Il primo è calibrare la semplicità o la complessità del compito sulle risorse cognitive di cui disponiamo nel singolo momento. Dovremmo, cioè impegnare la mente in un’attività che è sufficientemente sfidante, e che però siamo in grado di svolgere in modo soddisfacente. In altre parole: dobbiamo evitare sia la noia dei compiti troppo facili, sia la frustrazione di quelli troppo difficili. Essere così autoindulgenti da dedicare un’intera giornata a Candy Crush può non rivelarsi una soluzione efficace. Ma anche essere così esigenti con se stessi da proporsi di dimostrare la congettura di Riemann non è una buona strategia.
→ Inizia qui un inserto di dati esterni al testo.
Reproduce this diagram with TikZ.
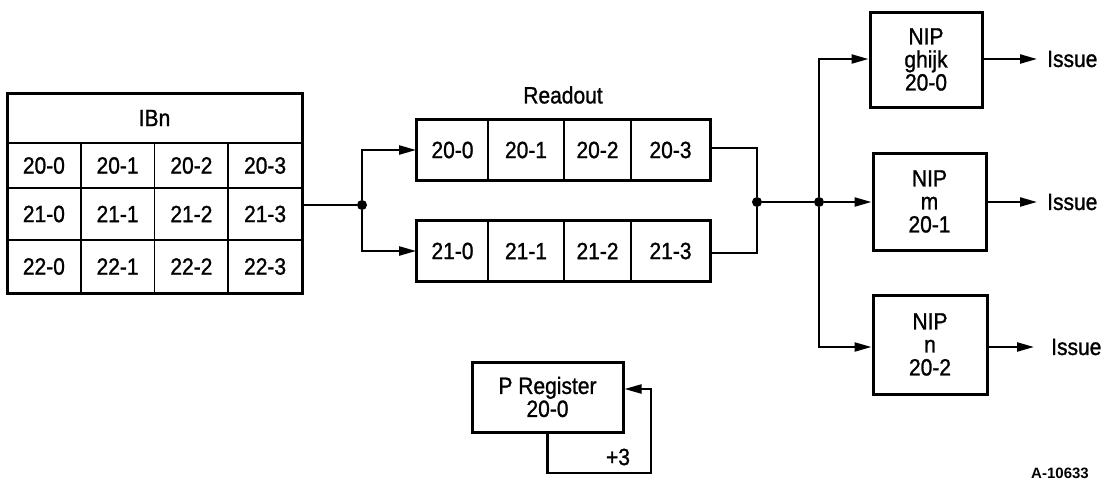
\documentclass[tikz,border=0pt]{standalone}
\usepackage{fontspec}
\setmainfont[FakeBold=1.2]{Liberation Sans}
\newfontfamily\tagfont{Liberation Sans}
\usetikzlibrary{arrows.meta}
% slightly tall lettering
\newcommand{\st}[1]{\scalebox{1}[1.12]{#1}}
\begin{document}
\begin{tikzpicture}[x=1pt,y=-1pt,
  every node/.style={font=\fontsize{21}{25}\selectfont},
  cell/.style={draw, line width=1.8pt, inner sep=0pt, anchor=center},
  frame/.style={draw, line width=3pt, inner sep=0pt},
  conn/.style={line width=2.2pt},
  arr/.style={conn, -{Triangle[length=17pt,width=9pt]}},
  dot/.style={circle, fill, inner sep=0pt, minimum size=10pt},
  lbl/.style={inner sep=0pt}]
\useasboundingbox (0,0) rectangle (1113,485);

% ---------- IBn table ----------
\node[cell, minimum width=295pt, minimum height=50pt] (ibn) at (154.5,118) {\st{IBn}};
\foreach \r/\yc/\h in {0/165.5/45, 1/214/52, 2/266.5/53}{
  \foreach \c/\xc in {0/43.9, 1/117.6, 2/191.4, 3/265.1}{
    \pgfmathtruncatemacro{\row}{20+\r}
    \node[cell, minimum width=73.75pt, minimum height=\h pt] (t\r\c) at (\xc,\yc) {\st{\row-\c}};
  }
}
\draw[line width=3pt] (7,93) rectangle (302,293);

% ---------- Readout registers ----------
\node[lbl] (readout) at (563,95) {\st{Readout}};
\foreach \r/\yc in {0/150, 1/251}{
  \pgfmathtruncatemacro{\row}{20+\r}
  \node[cell, minimum width=71pt, minimum height=60pt] (r\r0) at (452.5,\yc) {\st{\row-0}};
  \node[cell, minimum width=76pt, minimum height=60pt] (r\r1) at (526,\yc) {\st{\row-1}};
  \node[cell, minimum width=67pt, minimum height=60pt] (r\r2) at (597.5,\yc) {\st{\row-2}};
  \node[cell, minimum width=79pt, minimum height=60pt] (r\r3) at (670.5,\yc) {\st{\row-3}};
  \draw[line width=3pt] (r\r0.north west) rectangle (r\r3.south east);
}

% ---------- NIP registers ----------
\node[frame, minimum width=112pt, minimum height=95pt, align=center] (nip1) at (926,59.5)
  {\st{NIP}\\[-2pt]\st{ghijk}\\[-2pt]\st{20-0}};
\node[frame, minimum width=113pt, minimum height=97pt, align=center] (nip2) at (929.5,201.5)
  {\st{NIP}\\[-2pt]\st{m}\\[-2pt]\st{20-1}};
\node[frame, minimum width=114pt, minimum height=99pt, align=center] (nip3) at (930,344.5)
  {\st{NIP}\\[-2pt]\st{n}\\[-2pt]\st{20-2}};

\node[lbl, anchor=west, inner xsep=10pt] (iss1) at (1037,59) {\st{Issue}};
\node[lbl, anchor=west, inner xsep=10pt] (iss2) at (1037,202) {\st{Issue}};
\node[lbl, anchor=west, inner xsep=15pt] (iss3) at (1036,347) {\st{Issue}};

% ---------- P register ----------
\node[frame, minimum width=151pt, minimum height=70pt, align=center] (preg) at (547.5,397)
  {\st{P Register}\\[-2pt]\st{20-0}};
\node[lbl] (plus) at (618,457) {\st{+3}};

\node[lbl, font=\tagfont\fontsize{15}{18}\selectfont\bfseries] (fig) at (1060,473) {A-10633};

% ---------- junctions ----------
\coordinate (a0) at (302,205);
\node[dot] (j1) at (362,205) {};
\coordinate (j1u) at (362,150);
\coordinate (j1d) at (362,251);
\coordinate (b0) at (757,148);
\coordinate (b1) at (757,253);
\node[dot] (j2) at (757,202) {};
\node[dot] (j3) at (819,202) {};
\coordinate (j3u) at (819,59);
\coordinate (j3d) at (819,347);
\coordinate (l1) at (547.5,473);
\coordinate (l2) at (651,473);
\coordinate (l3) at (651,389);

% ---------- connectors ----------
\draw[conn] (a0) -- (j1);
\draw[arr] (j1) -- (j1u) -- (r00.west);
\draw[arr] (j1) -- (j1d) -- (r10.west);
\draw[conn] (r03.east |- b0) -- (b0) -- (j2);
\draw[conn] (r13.east |- b1) -- (b1) -- (j2);
\draw[conn] (j2) -- (j3);
\draw[arr] (j3) -- (nip2.west |- j3);
\draw[arr] (j3) -- (j3u) -- (nip1.west |- j3u);
\draw[arr] (j3) -- (j3d) -- (nip3.west |- j3d);
\draw[arr] (nip1.east |- iss1) -- (iss1.west);
\draw[arr] (nip2.east |- iss2) -- (iss2.west);
\draw[arr] (nip3.east |- iss3) -- ([xshift=-2pt]iss3.west);
\draw[arr] (preg.south) -- (l1) -- (l2) -- (l3) -- (preg.east |- l3);
\end{tikzpicture}
\end{document}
Il secondo suggerimento è affrontare compiti di difficoltà crescente man mano che diventiamo più bravi a svolgerli, e che con la nostra bravura crescono sia la nostra motivazione, sia la nostra gratificazione. È il meccanismo su cui sono costruiti tutti i videogiochi, ma possiamo applicarlo a un’infinità di altri compiti, o aumentandone la complessità, o diminuendo i tempi per l’esecuzione.

Il terzo suggerimento è dare consapevolmente un senso valoriale a quello che stiamo facendo, e ricordarlo a noi stessi mentre lo stiamo facendo. A cosa serve? In cosa ci rende migliori, o migliora la situazione per noi o per gli altri?

Il quarto suggerimento è bilanciare, nella ricerca e selezione di attività da svolgere, il piacere e l’interesse. Delle attività solo piacevoli ci si stanca in fretta, mentre quelle interessanti, anche se ci chiedono un di più di sforzo, catturano la nostra attenzione più a lungo e ci gratificano di più.

In sostanza, Westgate ci invita a praticare l’appassionante esercizio della metacognizione. Si tratta di accorgerci di come pensiamo. Di ragionare sul modo in cui pensiamo. E di scegliere consapevolmente attività che corrispondano ai bisogni della nostra mente, che è inquieta e curiosa, e ci punisce con la noia quando la facciamo girare a vuoto.

Pensare a come pensiamo è una sfida impegnativa, ma in questo periodo abbiamo un sacco di tempo a disposizione. Oltretutto è un (interessante, e assai più piacevole) modo alternativo per cominciare a darsi una scossa.